Badische Neueste Nachrichten: Obamas Wunschliste

Am neuen Redenschreiber wird es nicht gelegen
haben, an Cody Keenan, dem 32 Jahre alten Wortkünstler, der
neuerdings an Barack Obamas Entwürfen feilt. Es war eine Rede zur
Lage der Nation, die für amerikanische Verhältnisse ausgesprochen
nüchtern ausfiel, bis auf die emotionalen Sätze am Ende, als der
Staatschef über den Waffenwahn sprach. Ansonsten fehlte der große,
inspirierende, pathetische Ton, wie ihn US-Präsidenten meistens
anschlagen, wenn sie sich an beide Häuser des Parlaments wenden.
Keine einzige Passage dürfte Eingang in Rhetoriklehrbücher finden,
aber das war auch nicht der Zweck der Übung. Worum es ging, hat Obama
in schlichter Prosa mehrfach wiederholt: „Lasst es uns tun.“ Eine
Einwanderungsreform steht auf dem Plan, Waffengesetze, Klimanovellen,
ein höherer Mindestlohn, die Modernisierung der veralteten
Infrastruktur, die Verschrottung von Atomraketen, eine
transatlantische Freihandelszone.
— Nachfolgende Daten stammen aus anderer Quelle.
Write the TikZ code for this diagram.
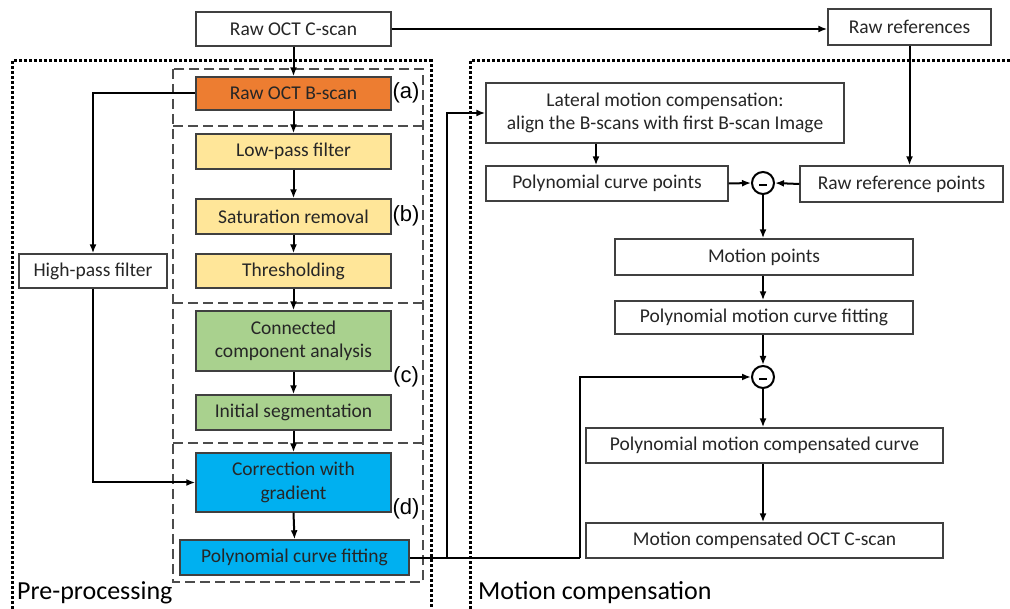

Eine dichte Agenda, und nur
durchzusetzen, wenn der Kongress nicht Sand ins Getriebe streut. Will
Obama Nägel mit Köpfen machen, muss er sich mit den Republikanern
einigen, denn an der parlamentarischen Kräftebalance hat sich trotz
seines Sieges im November nichts geändert. Was er jetzt formulierte,
war eine Art Maximalprogramm für seine zweite Amtszeit. Eine
Wunschliste der Demokraten, wenn man so will. Der erste Schachzug
einer langen Partie. Kein Zweifel, Obama erhöht den Druck. Seine
Wiederwahl stärkte sein Selbstbewusstsein, dem Kraftakt der
Gesundheitsreform sollen die nächsten Meilensteine folgen, der Mann
möchte in die Geschichtsbücher eingehen. Dazu will er nicht nur den
Schwung seines Sieges nutzen, sondern auch eine gewisse
Nachdenklichkeit in den Reihen der Konservativen, denen allmählich
dämmert, dass pragmatische Wechselwähler eine betonharte
Totalopposition keineswegs schätzen. Er sieht ein offenes Fenster,
das sich vielleicht bald wieder schließt. Falls echte Reformen
überhaupt machbar sind, müssen sie in diesem Jahr angepackt werden –
im nächsten lässt das fällige Kongressvotum die Fronten schon wieder
verhärten. Nun beginnt das Klein-Klein des Feilschens um Kompromisse.